A few years ago when the costly trouble was seemingly unending, Steve Bollant says he and his brother Tommy were ready to give up the family dairy business.

"I was done. I was not doing it anymore. I just couldn't take it anymore," Steve Bollant said. "It was just a plain nightmare is what it was."

The Bollant family started farming more than a century ago, going into dairy in 1956. Bollant notes the family has been recognized for top-notch farming, even winning awards for milk quality from the company they sell to.

That's why he says he was bewildered when big problems started in 2002 when they moved cows into a new barn.

"It was just unbelievable. We lost hundreds of cows. Hundreds of cows, and milk. We'd dump milk down the drain for bad milk, and the veterinarian bills were anywhere from 12,000 to 17,000 some months," Bollant said.

The barn was built near decades-old Scenic Rivers Co-op power lines. Christopher Strombaugh, one of the Bollant family's attorneys, says the lines dated back to the 1930s and the New Deal program to bring power to rural areas (the Rural Electrification Act).

The Bollants had heard of electricity causing problems for farmers. They hired experts who found stray voltage was going into the ground, instead of completing a circuit. They also called the co-op.

"We had Scenic Rivers come out and test. They said we didn't have a problem, but then our guys say, putting it in the ground, 96% going in the ground, and was coming right through our barn."

Eventually, the co-op did replace the lines, but a couple years after that, Strombaugh says the co-op incorrectly installed a meter on one of the poles near the barn, again sending electricity through the ground.

The Bollants say the animals were getting hurt, dying, and weren't able to produce milk. They also say they and other workers were in pain as well (though Strombaugh says the jury wasn't able to hear any testimony about it).

"Our feet would hurt so bad, and we'd go home and take showers and our feet would just burn," Bollant said

In 2008, the meter problem was fixed and the stray currents stopped going through the barn. Bollant says since then, his more than 500 cows are healthy and have nearly doubled their daily milk production. The farm is now producing more than a semi load of milk each day.

"Just night and day's difference.

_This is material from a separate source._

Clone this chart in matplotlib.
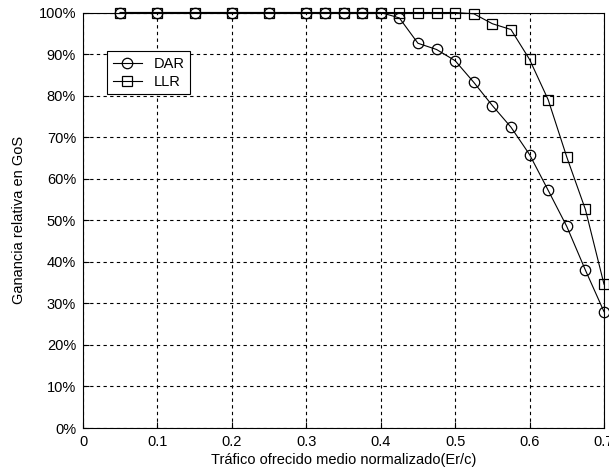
import matplotlib
matplotlib.use("Agg")
import matplotlib.pyplot as plt
from matplotlib.ticker import FuncFormatter

x = [0.05, 0.1, 0.15, 0.2, 0.25, 0.3, 0.325, 0.35, 0.375, 0.4, 0.425, 0.45,
     0.475, 0.5, 0.525, 0.55, 0.575, 0.6, 0.625, 0.65, 0.675, 0.7]
dar = [100, 100, 100, 100, 100, 100, 100, 100, 100, 100, 98.7, 92.6,
       91.1, 88.4, 83.2, 77.6, 72.4, 65.8, 57.2, 48.5, 38.0, 28.0]
llr = [100, 100, 100, 100, 100, 100, 100, 100, 100, 100, 100, 100,
       100, 100, 99.7, 97.3, 95.9, 88.7, 79.0, 65.2, 52.6, 34.6]

xticks = [0, 0.1, 0.2, 0.3, 0.4, 0.5, 0.6, 0.7]
yticks = list(range(0, 101, 10))

plt.rcParams['font.family'] = ['Liberation Sans', 'DejaVu Sans']
fig = plt.figure(figsize=(6.09, 4.72), dpi=100)
ax = fig.add_axes([0.1363, 0.0932, 0.8555, 0.8803])

ax.plot(x, dar, '-o', color='black', lw=0.8, ms=7.5, mfc='none', mec='black',
        mew=0.9, label='DAR', clip_on=False, zorder=3)
ax.plot(x, llr, '-s', color='black', lw=0.8, ms=7.5, mfc='none', mec='black',
        mew=0.9, label='LLR', clip_on=False, zorder=3)

ax.set_xlim(0, 0.7)
ax.set_ylim(0, 100)
ax.set_xticks(xticks)
ax.set_yticks(yticks)
ax.xaxis.set_major_formatter(FuncFormatter(lambda v, p: '0' if v == 0 else f'{v:g}'))
ax.yaxis.set_major_formatter(FuncFormatter(lambda v, p: f'{int(v)}%'))
ax.tick_params(direction='in', length=4, labelsize=10.5, width=0.8, pad=5)
ax.grid(True, color='black', linestyle=(0, (3, 3)), linewidth=0.8)
for s in ax.spines.values():
    s.set_linewidth(0.8)

ax.set_xlabel('Tráfico ofrecido medio normalizado(Er/c)', fontsize=10.5, labelpad=3)
ax.set_ylabel('Ganancia relativa en GoS', fontsize=10.5, labelpad=9)

leg = ax.legend(loc='upper left', bbox_to_anchor=(0.046, 0.907), borderaxespad=0,
                fancybox=False, edgecolor='black', framealpha=1, fontsize=10.5,
                handlelength=2.0, borderpad=0.4, labelspacing=0.25)
leg.get_frame().set_linewidth(0.8)

fig.savefig('out.png', dpi=100)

You just can't believe it."

The Bollants say they didn't want to take the issue to court and were hesitant to file a lawsuit. But Steve Bollant said the money lost was getting to be too much, and that this problem happens at other farms, so he wanted to stand up for all of them.

"This is our family life, our family farm, and we lost all these cows and you know, somebody, we had to stand up for it," Bollant said.

Strombaugh calls this verdict "a drop in the bucket" because there is no program to replace the old power lines running through rural areas. He says other farmers undoubtedly face the same problems with various energy companies.

Co-op officials say they respect the jury's decision, but they maintain their employees did the tests they were trained to do by the USDA and State Public Service Commission.. The co-op says it is considering an appeal.